Apesar dos pesares, isso não quer
dizer, em hipótese alguma, que a ideia dos programas de transferência de renda não
continue sendo de extrema importância. Certamente, precisarão de ajustes e
balizamentos mais realistas para serem colocados em prática; mas, precisarão
existir para não ampliar e aprofundar ainda mais o contexto de indignidade
humana de milhares de cidadãos.
Essa é uma dívida histórica que o
Brasil precisa pagar a uma gigantesca massa da sua população. Uma dívida que
deveria envergonhar, constranger, humilhar, na medida em que estampa a
deformidade ética e moral deixada pela herança colonial do país para quem quiser
ver.
De modo que não adianta
participar desse ou daquele evento global.
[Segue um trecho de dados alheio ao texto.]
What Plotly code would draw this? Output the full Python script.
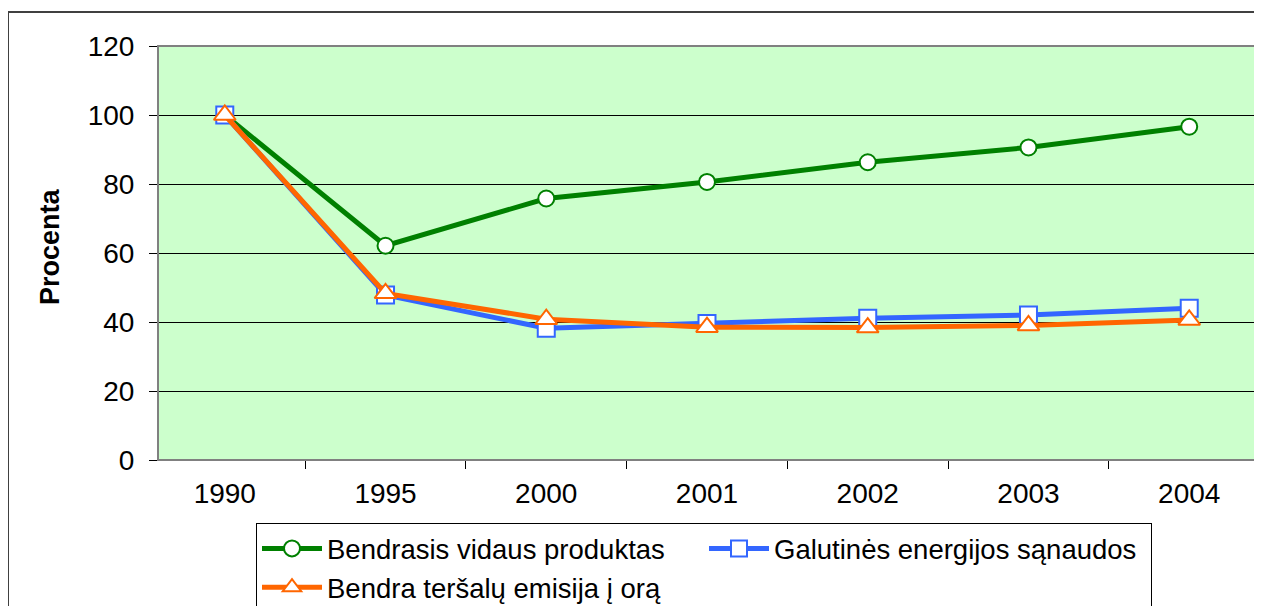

Não adianta ser signatário desse ou
daquele documento internacional e depois ratificá-lo. Palavras. Discursos.
Narrativas. Não convencem. Não encobrem os pecados.
As conjunturas contemporâneas trabalham
cada vez mais com a exigência de uma excelência nas ações, nos compromissos,
nas atitudes, nos comportamentos. O tempo urge e afirma que as vidas humanas
importam. Porque o mundo sem pessoas, na sua mais ampla diversidade, é árido, é
improdutivo.
Então, já passou da hora de fazer os recursos econômicos circularem com mais igualdade e equidade a fim de garantir mais do que sobrevivência; mas, a existência de milhões de seres humanos. Uma existência pautada em todos os pilares fundamentais da dignidade humana. Afinal, como escreveu o filósofo alemão, Friedrich Nietzsche, “A desigualdade dos direitos é a primeira condição para que haja direitos”.